→ Written problem
Starting at the line that contains "Write the D3.js code for this chart." and stopping after the line that contains "const plotLeft = 126, plotRight", copy the lines exactly. Pictures are left out.

→ Working data

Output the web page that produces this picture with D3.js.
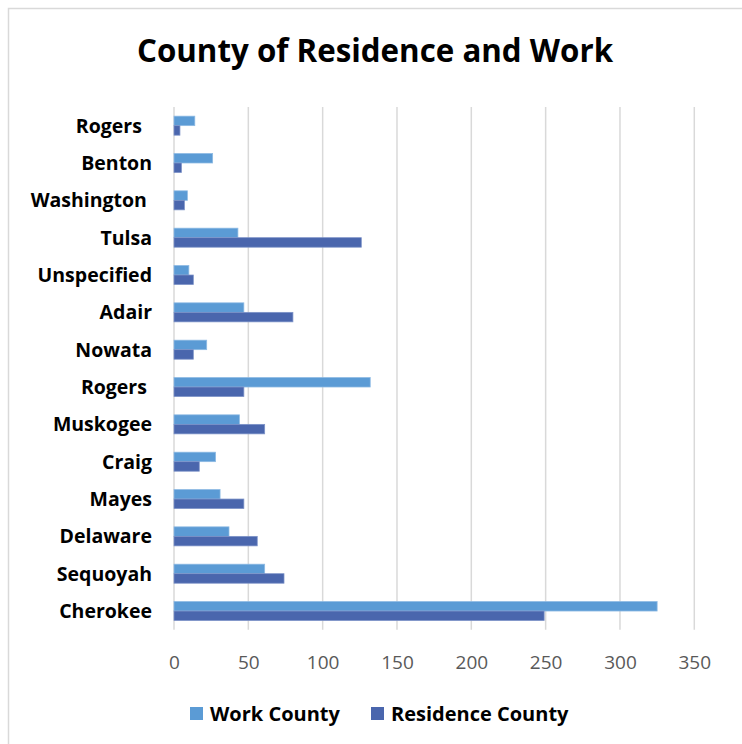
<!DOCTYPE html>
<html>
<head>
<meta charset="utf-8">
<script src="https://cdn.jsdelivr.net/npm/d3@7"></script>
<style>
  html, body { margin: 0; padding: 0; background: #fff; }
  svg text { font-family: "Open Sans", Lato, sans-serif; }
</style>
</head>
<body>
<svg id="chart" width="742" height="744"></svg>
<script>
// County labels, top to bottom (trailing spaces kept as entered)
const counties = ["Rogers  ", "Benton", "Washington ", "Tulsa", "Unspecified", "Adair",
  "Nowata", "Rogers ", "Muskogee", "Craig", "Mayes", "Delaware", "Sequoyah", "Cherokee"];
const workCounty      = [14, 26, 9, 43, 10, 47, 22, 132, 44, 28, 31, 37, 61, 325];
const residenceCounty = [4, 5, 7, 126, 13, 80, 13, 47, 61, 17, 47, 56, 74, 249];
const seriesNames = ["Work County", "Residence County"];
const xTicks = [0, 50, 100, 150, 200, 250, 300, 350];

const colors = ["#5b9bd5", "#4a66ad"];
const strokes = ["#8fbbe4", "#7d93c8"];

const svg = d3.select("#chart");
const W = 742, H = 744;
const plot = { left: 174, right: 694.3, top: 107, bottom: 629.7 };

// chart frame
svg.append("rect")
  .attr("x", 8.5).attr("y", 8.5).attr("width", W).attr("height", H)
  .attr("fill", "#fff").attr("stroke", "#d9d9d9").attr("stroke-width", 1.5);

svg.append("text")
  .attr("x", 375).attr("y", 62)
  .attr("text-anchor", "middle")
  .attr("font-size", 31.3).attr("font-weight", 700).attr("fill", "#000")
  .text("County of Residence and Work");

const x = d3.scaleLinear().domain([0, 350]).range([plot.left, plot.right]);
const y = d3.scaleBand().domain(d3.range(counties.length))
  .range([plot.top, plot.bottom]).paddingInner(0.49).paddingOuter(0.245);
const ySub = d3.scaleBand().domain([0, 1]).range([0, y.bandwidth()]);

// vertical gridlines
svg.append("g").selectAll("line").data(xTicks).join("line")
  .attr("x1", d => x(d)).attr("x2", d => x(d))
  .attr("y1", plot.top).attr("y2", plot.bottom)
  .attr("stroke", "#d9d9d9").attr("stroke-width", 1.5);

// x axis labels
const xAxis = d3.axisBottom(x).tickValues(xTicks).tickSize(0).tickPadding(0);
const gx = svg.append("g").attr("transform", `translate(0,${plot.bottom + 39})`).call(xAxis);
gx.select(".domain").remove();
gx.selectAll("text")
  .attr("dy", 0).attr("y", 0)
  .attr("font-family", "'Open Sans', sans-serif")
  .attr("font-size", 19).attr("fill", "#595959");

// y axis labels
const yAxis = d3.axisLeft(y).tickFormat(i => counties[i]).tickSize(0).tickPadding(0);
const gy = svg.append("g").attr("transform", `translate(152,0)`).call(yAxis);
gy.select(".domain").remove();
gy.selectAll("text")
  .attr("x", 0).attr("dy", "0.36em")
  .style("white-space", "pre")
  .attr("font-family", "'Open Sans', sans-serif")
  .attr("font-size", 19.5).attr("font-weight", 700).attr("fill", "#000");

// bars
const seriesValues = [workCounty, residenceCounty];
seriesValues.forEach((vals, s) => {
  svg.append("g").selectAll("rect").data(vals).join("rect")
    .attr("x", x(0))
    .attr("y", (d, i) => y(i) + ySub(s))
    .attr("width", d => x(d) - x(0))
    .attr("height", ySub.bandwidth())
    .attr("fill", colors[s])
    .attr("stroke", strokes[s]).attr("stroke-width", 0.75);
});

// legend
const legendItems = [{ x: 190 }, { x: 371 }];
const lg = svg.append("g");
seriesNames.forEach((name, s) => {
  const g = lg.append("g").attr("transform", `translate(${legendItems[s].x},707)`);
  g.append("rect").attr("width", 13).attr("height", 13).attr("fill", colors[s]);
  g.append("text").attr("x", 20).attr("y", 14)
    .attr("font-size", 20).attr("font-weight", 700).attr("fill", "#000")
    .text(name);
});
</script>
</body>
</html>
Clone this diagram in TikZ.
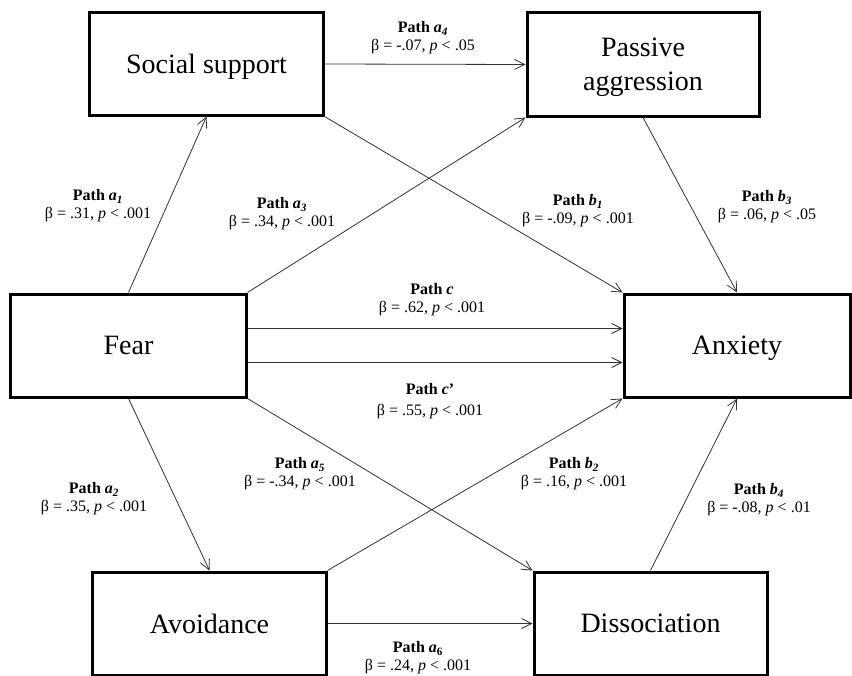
...
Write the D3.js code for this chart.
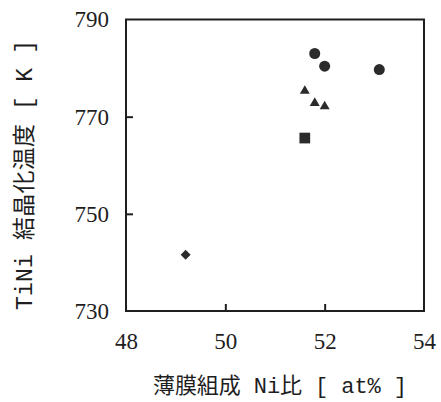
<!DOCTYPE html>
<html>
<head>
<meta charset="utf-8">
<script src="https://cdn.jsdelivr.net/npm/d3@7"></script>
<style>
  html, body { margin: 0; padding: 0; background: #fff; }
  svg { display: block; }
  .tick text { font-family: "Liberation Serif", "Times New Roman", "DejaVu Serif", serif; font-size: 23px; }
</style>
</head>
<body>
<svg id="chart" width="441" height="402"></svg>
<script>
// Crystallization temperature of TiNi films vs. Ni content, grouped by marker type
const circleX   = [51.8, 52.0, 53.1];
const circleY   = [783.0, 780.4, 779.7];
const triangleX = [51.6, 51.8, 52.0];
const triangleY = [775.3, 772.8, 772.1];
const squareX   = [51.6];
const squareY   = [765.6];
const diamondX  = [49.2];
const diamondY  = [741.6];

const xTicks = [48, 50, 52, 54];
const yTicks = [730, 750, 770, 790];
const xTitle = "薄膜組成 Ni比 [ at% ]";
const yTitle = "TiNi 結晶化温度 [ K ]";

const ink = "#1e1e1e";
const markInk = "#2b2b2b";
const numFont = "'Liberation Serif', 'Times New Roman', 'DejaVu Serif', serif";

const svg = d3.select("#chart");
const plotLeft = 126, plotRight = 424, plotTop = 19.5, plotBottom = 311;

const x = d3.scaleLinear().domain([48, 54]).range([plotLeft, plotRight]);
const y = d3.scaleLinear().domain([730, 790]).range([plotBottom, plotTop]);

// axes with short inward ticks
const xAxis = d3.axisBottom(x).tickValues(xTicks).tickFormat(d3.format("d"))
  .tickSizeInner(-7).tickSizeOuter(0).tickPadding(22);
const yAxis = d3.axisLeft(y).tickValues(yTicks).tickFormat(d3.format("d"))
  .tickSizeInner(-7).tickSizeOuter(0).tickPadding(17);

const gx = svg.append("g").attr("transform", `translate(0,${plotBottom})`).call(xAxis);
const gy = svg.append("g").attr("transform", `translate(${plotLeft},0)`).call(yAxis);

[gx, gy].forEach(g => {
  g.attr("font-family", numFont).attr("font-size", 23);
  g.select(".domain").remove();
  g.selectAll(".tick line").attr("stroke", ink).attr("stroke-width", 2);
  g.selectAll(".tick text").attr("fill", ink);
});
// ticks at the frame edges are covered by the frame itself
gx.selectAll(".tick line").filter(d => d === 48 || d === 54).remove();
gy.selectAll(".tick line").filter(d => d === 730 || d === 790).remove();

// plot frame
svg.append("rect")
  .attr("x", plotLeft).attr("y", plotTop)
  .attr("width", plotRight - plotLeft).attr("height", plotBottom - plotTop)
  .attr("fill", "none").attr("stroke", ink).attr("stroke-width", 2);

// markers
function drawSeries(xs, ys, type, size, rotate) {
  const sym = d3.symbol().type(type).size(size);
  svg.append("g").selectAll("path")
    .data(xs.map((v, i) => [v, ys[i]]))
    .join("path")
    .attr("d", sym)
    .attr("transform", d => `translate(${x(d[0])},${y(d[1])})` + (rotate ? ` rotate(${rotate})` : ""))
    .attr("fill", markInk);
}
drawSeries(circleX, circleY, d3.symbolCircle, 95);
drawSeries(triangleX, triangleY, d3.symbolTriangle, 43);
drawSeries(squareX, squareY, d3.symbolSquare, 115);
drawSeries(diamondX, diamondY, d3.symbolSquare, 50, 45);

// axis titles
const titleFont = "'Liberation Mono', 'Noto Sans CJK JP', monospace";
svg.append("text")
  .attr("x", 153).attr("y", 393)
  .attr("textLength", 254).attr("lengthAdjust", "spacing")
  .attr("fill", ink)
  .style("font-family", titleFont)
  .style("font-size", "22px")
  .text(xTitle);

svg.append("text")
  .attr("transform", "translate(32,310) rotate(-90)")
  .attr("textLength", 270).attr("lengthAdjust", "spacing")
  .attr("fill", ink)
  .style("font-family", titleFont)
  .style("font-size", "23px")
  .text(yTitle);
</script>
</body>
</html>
==
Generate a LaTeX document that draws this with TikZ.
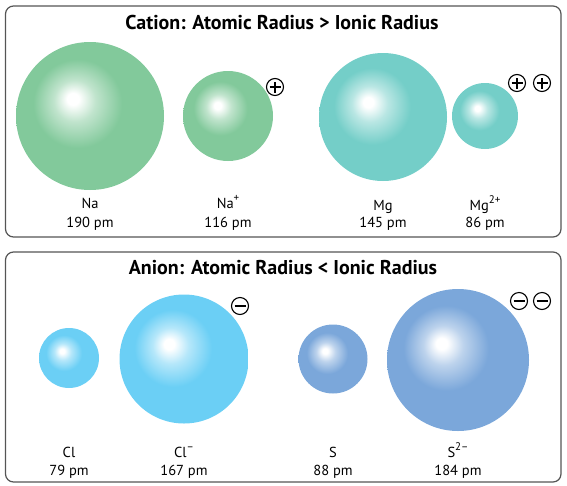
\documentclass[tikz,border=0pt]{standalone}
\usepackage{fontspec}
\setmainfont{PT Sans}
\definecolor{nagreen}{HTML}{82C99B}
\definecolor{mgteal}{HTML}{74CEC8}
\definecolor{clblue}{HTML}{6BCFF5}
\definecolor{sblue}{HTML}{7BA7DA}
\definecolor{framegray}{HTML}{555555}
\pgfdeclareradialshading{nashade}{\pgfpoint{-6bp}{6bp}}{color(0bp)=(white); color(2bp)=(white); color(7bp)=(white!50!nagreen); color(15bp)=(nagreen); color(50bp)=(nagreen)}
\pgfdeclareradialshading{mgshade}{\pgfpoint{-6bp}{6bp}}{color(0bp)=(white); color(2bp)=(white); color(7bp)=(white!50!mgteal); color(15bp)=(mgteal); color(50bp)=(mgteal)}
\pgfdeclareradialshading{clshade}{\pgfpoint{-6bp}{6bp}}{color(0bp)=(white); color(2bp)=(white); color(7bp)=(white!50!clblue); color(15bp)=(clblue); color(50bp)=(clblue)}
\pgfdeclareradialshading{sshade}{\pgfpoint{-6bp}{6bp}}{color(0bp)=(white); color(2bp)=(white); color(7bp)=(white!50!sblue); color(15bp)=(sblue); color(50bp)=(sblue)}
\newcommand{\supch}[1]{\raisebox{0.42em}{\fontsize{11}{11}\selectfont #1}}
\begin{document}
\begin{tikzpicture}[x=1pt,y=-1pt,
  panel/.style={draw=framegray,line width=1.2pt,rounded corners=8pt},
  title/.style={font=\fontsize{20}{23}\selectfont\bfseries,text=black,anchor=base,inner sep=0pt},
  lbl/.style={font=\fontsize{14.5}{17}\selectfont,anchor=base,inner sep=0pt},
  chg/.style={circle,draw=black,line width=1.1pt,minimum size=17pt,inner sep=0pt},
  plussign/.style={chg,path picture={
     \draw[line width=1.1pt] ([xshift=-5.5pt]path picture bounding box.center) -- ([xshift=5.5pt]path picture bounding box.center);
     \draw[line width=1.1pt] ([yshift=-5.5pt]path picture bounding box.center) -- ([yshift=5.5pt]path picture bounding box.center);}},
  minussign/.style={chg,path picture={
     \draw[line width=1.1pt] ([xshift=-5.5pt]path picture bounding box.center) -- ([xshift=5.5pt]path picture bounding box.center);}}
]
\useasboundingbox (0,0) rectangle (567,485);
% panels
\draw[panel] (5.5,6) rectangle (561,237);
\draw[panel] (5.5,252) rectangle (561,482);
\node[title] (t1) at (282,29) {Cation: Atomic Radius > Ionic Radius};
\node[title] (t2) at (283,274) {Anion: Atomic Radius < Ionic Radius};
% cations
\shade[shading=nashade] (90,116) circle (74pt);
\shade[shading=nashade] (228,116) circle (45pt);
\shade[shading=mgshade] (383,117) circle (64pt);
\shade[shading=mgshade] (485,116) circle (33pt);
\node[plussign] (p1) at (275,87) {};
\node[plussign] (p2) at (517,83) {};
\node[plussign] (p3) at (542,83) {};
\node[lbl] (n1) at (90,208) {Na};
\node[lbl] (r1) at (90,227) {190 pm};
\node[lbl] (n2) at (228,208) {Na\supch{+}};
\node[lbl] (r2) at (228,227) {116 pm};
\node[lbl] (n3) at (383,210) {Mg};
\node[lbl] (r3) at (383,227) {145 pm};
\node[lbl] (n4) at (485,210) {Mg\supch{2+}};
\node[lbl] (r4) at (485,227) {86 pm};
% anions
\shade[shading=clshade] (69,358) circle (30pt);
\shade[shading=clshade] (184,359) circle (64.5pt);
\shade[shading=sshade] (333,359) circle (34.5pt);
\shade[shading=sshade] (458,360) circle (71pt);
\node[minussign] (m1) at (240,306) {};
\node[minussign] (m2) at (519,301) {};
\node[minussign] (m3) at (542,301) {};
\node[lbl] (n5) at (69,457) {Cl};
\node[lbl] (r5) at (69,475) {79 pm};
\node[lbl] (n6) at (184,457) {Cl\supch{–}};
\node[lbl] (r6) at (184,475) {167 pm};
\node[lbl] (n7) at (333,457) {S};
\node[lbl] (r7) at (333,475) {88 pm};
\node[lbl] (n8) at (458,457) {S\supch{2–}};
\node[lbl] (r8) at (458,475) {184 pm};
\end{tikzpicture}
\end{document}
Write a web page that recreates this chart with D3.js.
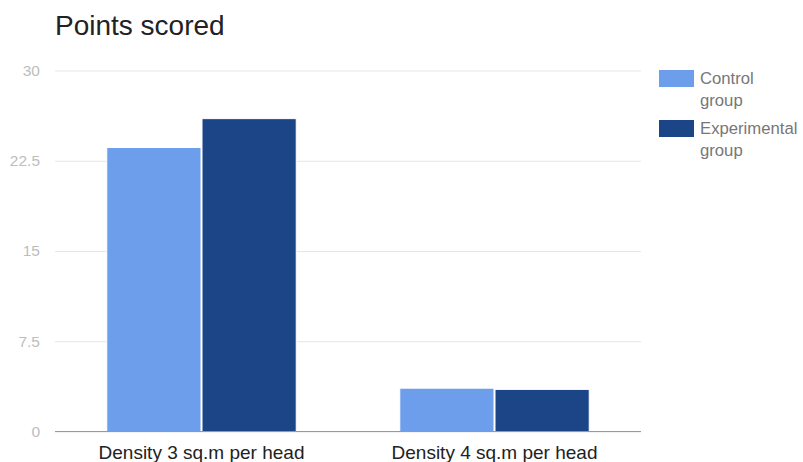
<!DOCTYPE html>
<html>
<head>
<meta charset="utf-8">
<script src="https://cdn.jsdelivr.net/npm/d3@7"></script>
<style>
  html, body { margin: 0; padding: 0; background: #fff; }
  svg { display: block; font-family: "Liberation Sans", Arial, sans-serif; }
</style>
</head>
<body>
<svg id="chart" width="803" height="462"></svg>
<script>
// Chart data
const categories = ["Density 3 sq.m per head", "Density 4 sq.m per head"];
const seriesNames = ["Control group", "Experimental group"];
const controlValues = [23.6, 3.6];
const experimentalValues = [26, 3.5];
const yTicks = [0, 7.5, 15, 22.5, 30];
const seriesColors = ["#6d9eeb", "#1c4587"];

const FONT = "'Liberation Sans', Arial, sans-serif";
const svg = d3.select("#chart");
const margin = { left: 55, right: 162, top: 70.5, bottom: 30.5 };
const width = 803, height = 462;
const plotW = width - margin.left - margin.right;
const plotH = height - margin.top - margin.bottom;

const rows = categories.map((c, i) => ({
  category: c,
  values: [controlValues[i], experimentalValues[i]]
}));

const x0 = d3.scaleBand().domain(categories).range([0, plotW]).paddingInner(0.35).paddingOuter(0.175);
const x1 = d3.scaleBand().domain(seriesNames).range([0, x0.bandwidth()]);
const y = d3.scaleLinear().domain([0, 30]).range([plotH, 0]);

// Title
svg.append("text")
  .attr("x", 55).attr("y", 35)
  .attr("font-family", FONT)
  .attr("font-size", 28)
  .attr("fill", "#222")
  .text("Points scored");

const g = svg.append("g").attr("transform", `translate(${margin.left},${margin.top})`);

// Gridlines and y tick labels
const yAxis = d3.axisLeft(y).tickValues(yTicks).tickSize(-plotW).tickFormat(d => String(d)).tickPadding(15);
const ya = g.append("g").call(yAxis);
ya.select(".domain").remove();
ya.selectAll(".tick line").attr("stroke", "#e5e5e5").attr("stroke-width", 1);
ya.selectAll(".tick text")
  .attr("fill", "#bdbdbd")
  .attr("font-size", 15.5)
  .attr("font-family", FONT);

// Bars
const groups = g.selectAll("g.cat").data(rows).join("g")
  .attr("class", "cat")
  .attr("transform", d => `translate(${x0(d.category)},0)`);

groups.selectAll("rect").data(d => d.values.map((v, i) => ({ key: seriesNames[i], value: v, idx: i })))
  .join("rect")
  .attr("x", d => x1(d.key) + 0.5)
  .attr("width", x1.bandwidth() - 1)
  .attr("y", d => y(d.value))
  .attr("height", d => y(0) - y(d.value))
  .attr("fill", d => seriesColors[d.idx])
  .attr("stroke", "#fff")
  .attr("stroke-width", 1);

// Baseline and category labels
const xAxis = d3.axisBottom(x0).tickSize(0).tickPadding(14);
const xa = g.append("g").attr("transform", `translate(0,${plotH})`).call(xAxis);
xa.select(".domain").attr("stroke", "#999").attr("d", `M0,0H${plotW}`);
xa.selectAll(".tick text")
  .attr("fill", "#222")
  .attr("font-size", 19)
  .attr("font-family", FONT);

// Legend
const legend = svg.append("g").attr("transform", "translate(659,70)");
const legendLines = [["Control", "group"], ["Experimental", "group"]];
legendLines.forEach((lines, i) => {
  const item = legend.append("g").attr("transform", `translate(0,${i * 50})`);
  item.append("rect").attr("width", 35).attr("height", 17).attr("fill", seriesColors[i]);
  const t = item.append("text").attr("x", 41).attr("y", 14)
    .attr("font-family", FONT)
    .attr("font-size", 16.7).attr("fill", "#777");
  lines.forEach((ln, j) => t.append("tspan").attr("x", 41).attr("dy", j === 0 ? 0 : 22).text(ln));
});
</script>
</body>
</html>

→ Response below
Write the D3.js code for this chart.
<!DOCTYPE html>
<html>
<head>
<meta charset="utf-8">
<script src="https://cdn.jsdelivr.net/npm/d3@7"></script>
<style>
  html, body { margin: 0; padding: 0; background: #fff; }
  svg { display: block; }
  .tick text { font-family: "Liberation Serif", "Times New Roman", "DejaVu Serif", serif; font-size: 23px; }
</style>
</head>
<body>
<svg id="chart" width="441" height="402"></svg>
<script>
// Crystallization temperature of TiNi films vs. Ni content, grouped by marker type
const circleX   = [51.8, 52.0, 53.1];
const circleY   = [783.0, 780.4, 779.7];
const triangleX = [51.6, 51.8, 52.0];
const triangleY = [775.3, 772.8, 772.1];
const squareX   = [51.6];
const squareY   = [765.6];
const diamondX  = [49.2];
const diamondY  = [741.6];

const xTicks = [48, 50, 52, 54];
const yTicks = [730, 750, 770, 790];
const xTitle = "薄膜組成 Ni比 [ at% ]";
const yTitle = "TiNi 結晶化温度 [ K ]";

const ink = "#1e1e1e";
const markInk = "#2b2b2b";
const numFont = "'Liberation Serif', 'Times New Roman', 'DejaVu Serif', serif";

const svg = d3.select("#chart");
const plotLeft = 126, plotRight = 424, plotTop = 19.5, plotBottom = 311;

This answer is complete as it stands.